Optimal Risk Management Using Options

This paper addresses the question of how an institution might optimally manage the market risk of a given exposure. We provide an analytical approach to optimal risk management under the assumption that the institution wishes to minimize its Value-at-Risk (VaR) using options follows a geometric Brownian. The optimal solution specifies the VaR-minimizing level of moneyness of the option as a function of the asset's distribution, the risk-free rate, and the VaR hedging period. We find that the optimal strike of the put is independent of the level of expense the institution is willing to incur for its hedging program. The costs associated with a suboptimal choice of exercise price, in terms of either the increased VaR for a fixed hedging cost or the increased cost to achieve a given VaR, are economically significant.
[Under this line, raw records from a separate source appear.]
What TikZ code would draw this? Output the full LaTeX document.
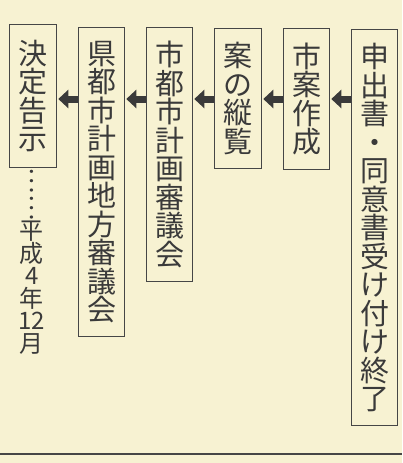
\documentclass[tikz,border=0pt]{standalone}
\usepackage{fontspec}
\setmainfont{Noto Sans CJK JP}
\usetikzlibrary{arrows.meta}
\definecolor{bg}{RGB}{247,242,210}
\definecolor{ink}{RGB}{58,58,58}
\definecolor{rule}{RGB}{70,70,70}
\tikzset{
  stagebox/.style={draw=rule, line width=1.3pt, anchor=north west, inner sep=0pt,
    align=center, text=ink, font=\fontsize{29pt}{28.5pt}\selectfont},
  flowarrow/.style={draw=ink, line width=7pt, -{Triangle[width=18pt,length=10pt]}, shorten >=1pt},
  datetext/.style={text=ink, align=center, inner sep=0pt, font=\fontsize{24pt}{22.5pt}\selectfont},
}
\begin{document}
\begin{tikzpicture}[x=1pt,y=-1pt]
\fill[bg] (0,0) rectangle (402,463);
\useasboundingbox (0,0) rectangle (402,463);
\node[stagebox, minimum width=47pt, minimum height=143pt] (b1) at (9,24) {決\\定\\告\\示};
\node[stagebox, minimum width=46pt, minimum height=309pt] (b2) at (78,27) {県\\都\\市\\計\\画\\地\\方\\審\\議\\会};
\node[stagebox, minimum width=46pt, minimum height=254pt] (b3) at (146,27) {市\\都\\市\\計\\画\\審\\議\\会};
\node[stagebox, minimum width=47pt, minimum height=140pt] (b4) at (214,28) {案\\の\\縦\\覧};
\node[stagebox, minimum width=46pt, minimum height=141pt] (b5) at (283,28) {市\\案\\作\\成};
\node[stagebox, minimum width=46pt, minimum height=396pt] (b6) at (351,29) {申\\出\\書\\・\\同\\意\\書\\受\\け\\付\\け\\終\\了};
\coordinate (ay) at (0,99);
\draw[flowarrow] (b6.west |- ay) -- (b5.east |- ay);
\draw[flowarrow] (b5.west |- ay) -- (b4.east |- ay);
\draw[flowarrow] (b4.west |- ay) -- (b3.east |- ay);
\draw[flowarrow] (b3.west |- ay) -- (b2.east |- ay);
\draw[flowarrow] (b2.west |- ay) -- (b1.east |- ay);
\node[text=ink, inner sep=0pt, rotate=-90, font=\fontsize{25pt}{25pt}\selectfont] (dots) at (32,194) {……};
\node[datetext, anchor=north] (date) at (32,221) {平\\成\\4\\年\\12\\月};
\draw[rule, line width=2pt] (0,454) -- (402,454);
\end{tikzpicture}
\end{document}
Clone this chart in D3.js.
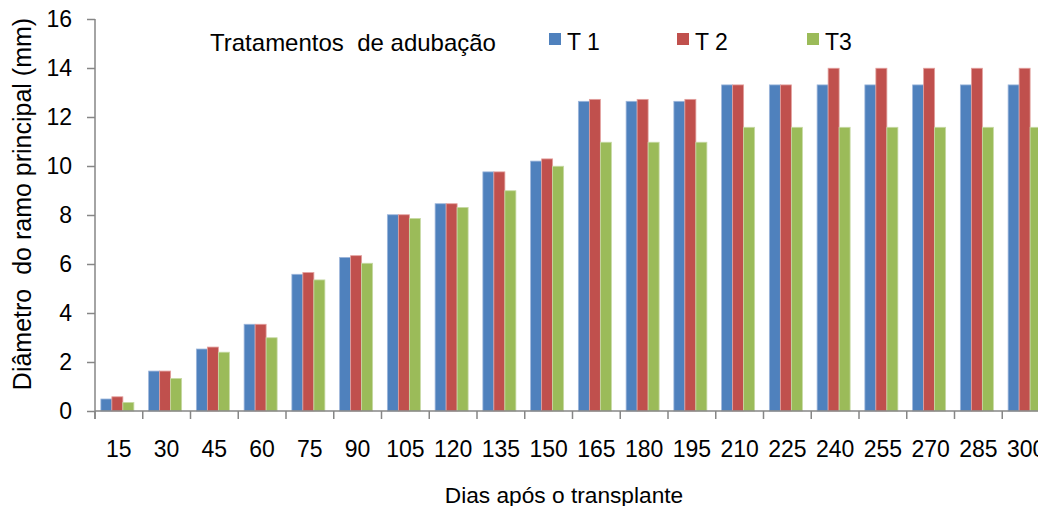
<!DOCTYPE html>
<html>
<head>
<meta charset="utf-8">
<script src="https://cdn.jsdelivr.net/npm/d3@7"></script>
<style>
  html, body { margin: 0; padding: 0; background: #fff; }
  svg { display: block; font-family: "Liberation Sans", Arial, sans-serif; }
  text { white-space: pre; }
</style>
</head>
<body>
<svg id="chart" width="1038" height="506"></svg>
<script>
const days = ["15","30","45","60","75","90","105","120","135","150","165","180","195","210","225","240","255","270","285","300"];
const seriesNames = ["T 1", "T 2", "T3"];
const t1 = [0.49,1.63,2.53,3.54,5.58,6.27,8.01,8.46,9.76,10.20,12.64,12.64,12.64,13.31,13.31,13.31,13.31,13.31,13.31,13.31];
const t2 = [0.58,1.63,2.61,3.54,5.65,6.34,8.01,8.46,9.76,10.29,12.72,12.72,12.72,13.31,13.31,13.99,13.99,13.99,13.99,13.99];
const t3 = [0.35,1.33,2.40,2.99,5.35,6.03,7.86,8.31,8.99,9.99,10.97,10.97,10.97,11.58,11.58,11.58,11.58,11.58,11.58,11.58];
const yTicks = [0,2,4,6,8,10,12,14,16];
const colors = ["#4F81BD", "#C0504D", "#9BBB59"];
const strokes = ["#9DB6DB", "#E3A09E", "#C7DAA5"];

const values = [t1, t2, t3];
const svg = d3.select("#chart");
const axisColor = "#868686";
const fontSize = 23;

const x = d3.scaleBand().domain(days).range([95, 95 + 20 * 47.75]).paddingInner(0).paddingOuter(0);
const xi = d3.scaleBand().domain(seriesNames).range([-1.5, x.bandwidth() - 1.5]).paddingInner(0).paddingOuter(0.67);
const y = d3.scaleLinear().domain([0, 16]).range([411, 19]);

// bars
seriesNames.forEach((s, si) => {
  svg.append("g").selectAll("rect")
    .data(days.map((d, i) => ({ d, v: values[si][i] })))
    .join("rect")
    .attr("x", d => x(d.d) + xi(s))
    .attr("y", d => y(d.v))
    .attr("width", xi.bandwidth())
    .attr("height", d => y(0) - y(d.v))
    .attr("fill", colors[si])
    .attr("stroke", strokes[si])
    .attr("stroke-width", 0.8);
});

// y axis
const yAxis = svg.append("g")
  .attr("transform", "translate(95,0)")
  .call(d3.axisLeft(y).tickValues(yTicks).tickSize(8).tickPadding(15).tickFormat(d3.format("d")));
yAxis.select(".domain").attr("stroke", axisColor).attr("stroke-width", 1.5).attr("d", "M0,19V419");
yAxis.selectAll(".tick line").attr("stroke", axisColor).attr("stroke-width", 1.5);
yAxis.selectAll(".tick text").attr("font-size", fontSize).attr("fill", "#000").attr("font-family", "Liberation Sans, Arial, sans-serif");

// x axis
const xAxis = svg.append("g")
  .attr("transform", "translate(0,411)")
  .call(d3.axisBottom(x).tickSize(0).tickPadding(30));
xAxis.select(".domain").attr("stroke", axisColor).attr("stroke-width", 1.5).attr("d", "M95,0H1050");
xAxis.selectAll(".tick text").attr("font-size", fontSize).attr("fill", "#000").attr("font-family", "Liberation Sans, Arial, sans-serif");
// boundary ticks
svg.append("g").selectAll("line")
  .data(days)
  .join("line")
  .attr("x1", d => x(d)).attr("x2", d => x(d))
  .attr("y1", 411).attr("y2", 419)
  .attr("stroke", axisColor).attr("stroke-width", 1.5);

// axis titles
svg.append("text")
  .attr("transform", "translate(31,204) rotate(-90)")
  .attr("text-anchor", "middle")
  .attr("font-size", 25)
  .attr("fill", "#000")
  .text("Diâmetro  do ramo principal (mm)");

svg.append("text")
  .attr("x", 564).attr("y", 503)
  .attr("text-anchor", "middle")
  .attr("font-size", 22.7)
  .attr("fill", "#000")
  .text("Dias após o transplante");

// legend
svg.append("text")
  .attr("x", 210).attr("y", 51)
  .attr("font-size", 24)
  .attr("fill", "#000")
  .text("Tratamentos  de adubação");

const legX = [549, 677, 807];
seriesNames.forEach((s, i) => {
  svg.append("rect").attr("x", legX[i]).attr("y", 33).attr("width", 12).attr("height", 12).attr("fill", colors[i]);
  svg.append("text").attr("x", legX[i] + 18).attr("y", 50)
    .attr("font-size", fontSize).attr("fill", "#000").text(s);
});
</script>
</body>
</html>
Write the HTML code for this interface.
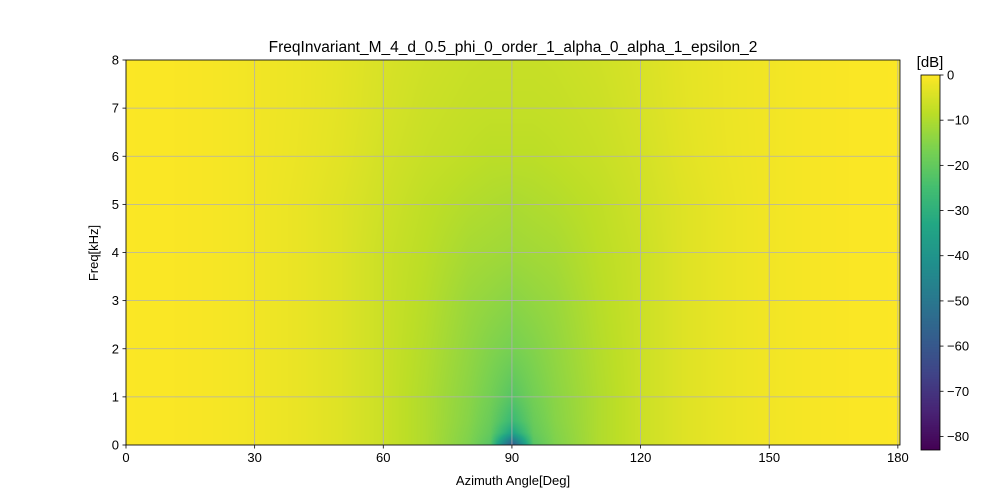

Comparative static results show that the optimal strike price of these options is increasing in the asset's drift, decreasing in its volatility for most reasonable parameterizations, decreasing in the risk-free interest rate, nonmonotonic in the horizon of the hedge, and increasing in the level of protection desired by the institution (i.e., the percentage of the distribution relevant for the VaR). We show that the most important determinant is the conditional distribution of the underlying asset exposure; therefore, the optimal exercise price is very sensitive to the relative magnitude of the drift and diffusion of this exposure.